Disallow: /user/password/ *does not include* Disallow: /user/password

I'm running a 5.1 site and I noticed all the things that shouldn't be indexed are being. i.e. /contact. and /user/login

To properly protect certain paths it is necessary to:

Disallow: /admin
Disallow: /admin/

Gábor Hojtsy’s picture

Status: Needs review » Patch (to be ported)

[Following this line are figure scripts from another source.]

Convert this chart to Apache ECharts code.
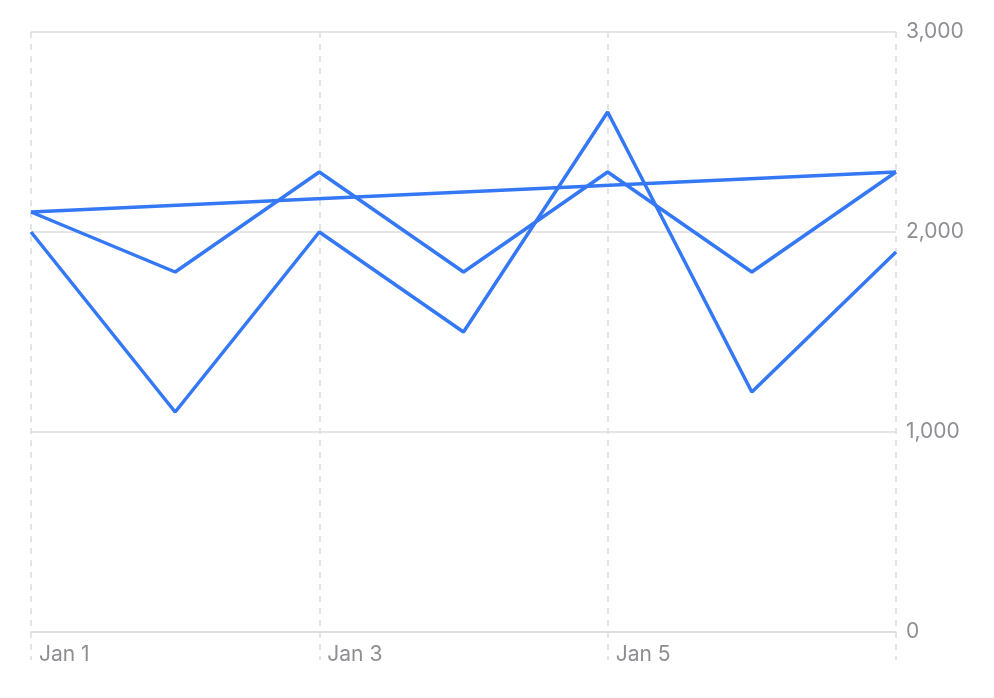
<!DOCTYPE html>
<html>
<head>
<meta charset="utf-8">
<script src="https://cdn.jsdelivr.net/npm/echarts@6/dist/echarts.min.js"></script>
<style>
  html, body { margin: 0; padding: 0; background: #fff; }
  #chart { width: 994px; height: 698px; }
</style>
</head>
<body>
<div id="chart"></div>
<script>
const days = ['Jan 1', 'Jan 2', 'Jan 3', 'Jan 4', 'Jan 5', 'Jan 6', 'Jan 7']
const seriesA = [2100, 1800, 2300, 1800, 2300, 1800, 2300]
const seriesB = [2000, 1100, 2000, 1500, 2600, 1200, 1900]
const trend = [['Jan 1', 2100], ['Jan 7', 2300]]
const yTicks = [0, 1000, 2000, 3000]

const blue = '#3478f6'
const gray = '#8e8e93'
const grid = '#dcdcdc'

function lineSeries(data) {
  return {
    type: 'line',
    data,
    symbol: 'none',
    lineStyle: { color: blue, width: 3.5 },
    itemStyle: { color: blue },
    z: 3
  }
}

const chart = echarts.init(document.getElementById('chart'))
chart.setOption({
  animation: false,
  grid: { left: 31, right: 98, top: 32, bottom: 66 },
  xAxis: {
    type: 'category',
    data: days,
    boundaryGap: false,
    axisLine: { lineStyle: { color: grid, width: 1.5 } },
    axisTick: {
      show: true,
      interval: 1,
      length: 28,
      lineStyle: { color: grid, type: [6, 6], width: 1.5 }
    },
    axisLabel: {
      // last date has no label in the original
      interval: (i) => i % 2 === 0 && i < days.length - 1,
      align: 'left',
      padding: [0, 0, 0, 8],
      margin: 12,
      color: gray,
      fontSize: 21,
      fontFamily: 'Inter'
    },
    splitLine: {
      show: true,
      interval: 1,
      lineStyle: { color: grid, type: [6, 6], width: 1.5 }
    }
  },
  yAxis: {
    type: 'value',
    position: 'right',
    min: yTicks[0],
    max: yTicks[yTicks.length - 1],
    interval: 1000,
    axisLine: { show: false },
    axisTick: { show: false },
    axisLabel: {
      margin: 10,
      padding: [3, 0, 0, 0],
      color: gray,
      fontSize: 21,
      fontFamily: 'Inter',
      formatter: v => v.toLocaleString('en-US')
    },
    splitLine: { lineStyle: { color: grid, width: 1.5 } }
  },
  series: [
    lineSeries(seriesA),
    lineSeries(seriesB),
    lineSeries(trend)
  ]
})
</script>
</body>
</html>
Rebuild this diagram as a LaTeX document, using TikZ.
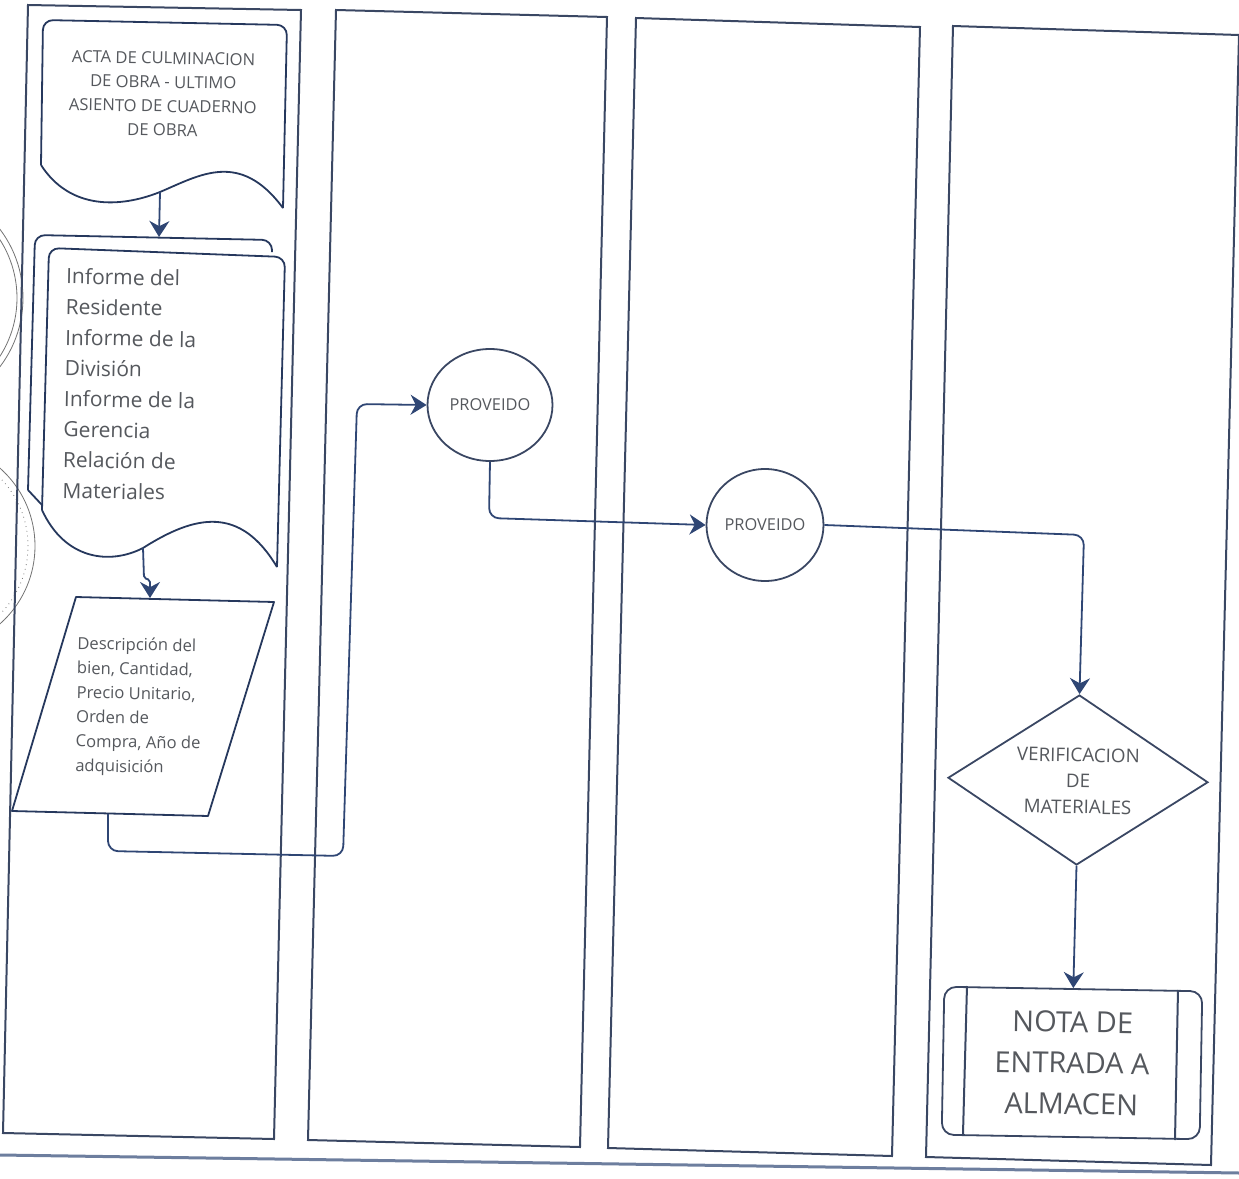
\documentclass[tikz,border=0pt]{standalone}
\usepackage{fontspec}
\setmainfont{Open Sans}
\usetikzlibrary{shapes.geometric,arrows.meta}
\definecolor{lanecolor}{HTML}{3A4763}
\definecolor{flowcolor}{HTML}{2F4674}
\definecolor{textcolor}{HTML}{55585D}
\begin{document}
\begin{tikzpicture}
[x=0.5pt,y=-0.5pt,
  lanedecorate/.style={draw=lanecolor,line width=1pt},%
  shapedecorate/.style={draw=flowcolor!80!black,line width=0.9pt,line join=round},%
  circledecorate/.style={shape=ellipse,draw=lanecolor,line width=0.9pt,inner sep=0pt},%
  arrowdecorate/.style={->,>={Stealth[length=8pt,width=10pt]},draw=flowcolor,line width=0.9pt,rounded corners=5pt},%
  labeldecorate/.style={text=textcolor,align=center,inner sep=0pt,rotate=-1},%
  stampdecorate/.style={draw=black!55,line width=0.4pt}]
\clip (0,0) rectangle (1239,1179);
% stamps cut by the page edge
\node (stampa) at (-91,298) [stampdecorate,shape=circle,minimum size=114pt] {};
\node (stampb) at (-91,298) [stampdecorate,shape=circle,minimum size=108pt] {};
\node (stampc) at (-69,546) [stampdecorate,shape=circle,minimum size=104pt] {};
\node (stampd) at (-69,546) [stampdecorate,shape=circle,minimum size=97pt,dotted] {};
% lanes
\draw[lanedecorate] (28,5) -- (301,10) -- (274,1139) -- (3,1133) -- cycle;
\draw[lanedecorate] (336,10) -- (607,17) -- (580,1147) -- (308,1140) -- cycle;
\draw[lanedecorate] (636,18) -- (920,27) -- (892,1156) -- (608,1148) -- cycle;
\draw[lanedecorate] (953,26) -- (1239,35) -- (1211,1165) -- (926,1157) -- cycle;
\draw[draw=flowcolor!70,line width=1.5pt] (0,1155) -- (1239,1173);
% first document
\draw[shapedecorate,rounded corners=5pt] (41,165) -- (43,20) -- (287,25) -- (283,208);
\draw[shapedecorate] (283,208) .. controls (240,150) and (200,175) .. (160,192)
  .. controls (120,208) and (70,210) .. (41,165);
\node (acta) at (163,94) [labeldecorate,font={\fontsize{8.3}{12}\selectfont}]
  {ACTA DE CULMINACION\\DE OBRA - ULTIMO\\ASIENTO DE CUADERNO\\DE OBRA};
\coordinate (actaout) at (160,192);
% multiple document
\draw[shapedecorate,rounded corners=5pt] (272,252) -- (272,240) -- (35,235) -- (28,490);
\draw[shapedecorate] (28,490) -- (42,505);
\draw[shapedecorate,rounded corners=5pt] (42,510) -- (49,248) -- (285,257) -- (277,567);
\draw[shapedecorate] (277,567) .. controls (240,505) and (195,515) .. (143,548)
  .. controls (110,565) and (65,560) .. (42,510);
\node (informe) at (64,383) [labeldecorate,anchor=west,align=left,font={\fontsize{10.5}{15.3}\selectfont}]
  {Informe del\\Residente\\Informe de la\\División\\Informe de la\\Gerencia\\Relación de\\Materiales};
\coordinate (informeout) at (143,548);
\coordinate (informetop) at (159,237);
\coordinate (jogb) at (144,578);
\coordinate (jogc) at (150,580);
% data
\draw[shapedecorate] (76,597) -- (274,602) -- (208,816) -- (12,811) -- cycle;
\node (datos) at (76,706) [labeldecorate,anchor=west,align=left,font={\fontsize{8.3}{12.2}\selectfont}]
  {Descripción del\\bien, Cantidad,\\Precio Unitario,\\Orden de\\Compra, Año de\\adquisición};
\coordinate (datostop) at (150,598);
\coordinate (datosout) at (108,814);
\coordinate (routea) at (108,851);
\coordinate (routeb) at (343,856);
\coordinate (routec) at (357,404);
% process steps
\node (proveidoa) at (490,405) [circledecorate,minimum width=62.5pt,minimum height=56pt,
  text=textcolor,font=\fontsize{8.2}{10}\selectfont] {PROVEIDO};
\node (proveidob) at (765,525) [circledecorate,minimum width=58.5pt,minimum height=56pt,
  text=textcolor,font=\fontsize{8.2}{10}\selectfont] {PROVEIDO};
\coordinate (routed) at (489,518);
\coordinate (routee) at (1084,535);
% decision
\node (verifica) at (1078,780) [shape=diamond,draw=lanecolor,line width=0.9pt,rotate=-1,
  minimum width=130pt,minimum height=85pt,aspect=1.53,inner sep=0pt] {};
\node (verificatxt) at (1078,781) [labeldecorate,font={\fontsize{9.4}{13}\selectfont}]
  {VERIFICACION\\DE\\MATERIALES};
% subprocess
\node (nota) at (1072,1063) [draw=lanecolor,line width=0.9pt,rounded corners=6pt,rotate=-1,
  minimum width=129pt,minimum height=74pt,inner sep=0pt,text=textcolor,align=center,
  font={\fontsize{14.5}{20.5}\selectfont}] {NOTA DE\\ENTRADA A\\ALMACEN};
\draw[lanedecorate] (967,986) -- (963,1134);
\draw[lanedecorate] (1178,990) -- (1175,1140);
% edges or lines
\draw[arrowdecorate] (actaout) -- (informetop);
\draw[arrowdecorate,rounded corners=1pt] (informeout) -- (jogb) -- (jogc) -- (datostop);
\draw[arrowdecorate] (datosout) -- (routea) -- (routeb) -- (routec) -- (proveidoa.west);
\draw[arrowdecorate] (proveidoa.south) -- (routed) -- (proveidob.west);
\draw[arrowdecorate] (proveidob.east) -- (routee) -- (verifica.north);
\draw[arrowdecorate] (verifica.south) -- (nota.north);
\end{tikzpicture}
\end{document}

Well, aggregator could be content you would like to get indexed (like content gathered from your subsites), or foreign content you would not like to have indexed. I changed the default now to let it be indexed, as you suggest, but this decision is different from site to site. I am not entirely sure this should be ported back, but setting it to that state as drumm indicated.

yaph’s picture

FileSize
1.36 KB

Removed all trailing slashes, see also:
http://groups.drupal.org/node/5391#comment-15648

yaph’s picture

FileSize
1.36 KB

Removed all trailing slashes, see also:
http://groups.drupal.org/node/5391

Drupalzilla.com’s picture

There is another patch for robots.txt here:
http://drupal.org/node/180379

Someone recommended that I open a new issue for it. It's my first submitted patch -- I hope I did it right...

Freso’s picture

Version: 6.x-dev » 5.x-dev
Assigned: robertDouglass » Unassigned
Status: Patch (to be ported) » Reviewed & tested by the community
FileSize
697 bytes

The attached patch removes the aggregator entries from the robots.txt in Drupal 5. It would seem that the patch has, in all other respects, already been applied to Drupal 6, except for the trailing slashes issue, which I'd say is more at home in #180379: Fix path matching in robots.txt. This bug is about providing a default robots.txt, and that very robots.txt is now available in both D5, D6, and D7. As soon as D5 has been updated to be similar to the robots.txt of D6 this issue ended up with, please mark this fixed and/or closed.

(#28 still applies as well, though with a wee bit of fuzz.)

Edit: Updated patch. Had some old stuff in it.

drumm’s picture

Status: Reviewed & tested by the community » Fixed

Committed to 5.x.

Anonymous’s picture

Status: Fixed » Closed (fixed)

Automatically closed -- issue fixed for two weeks with no activity.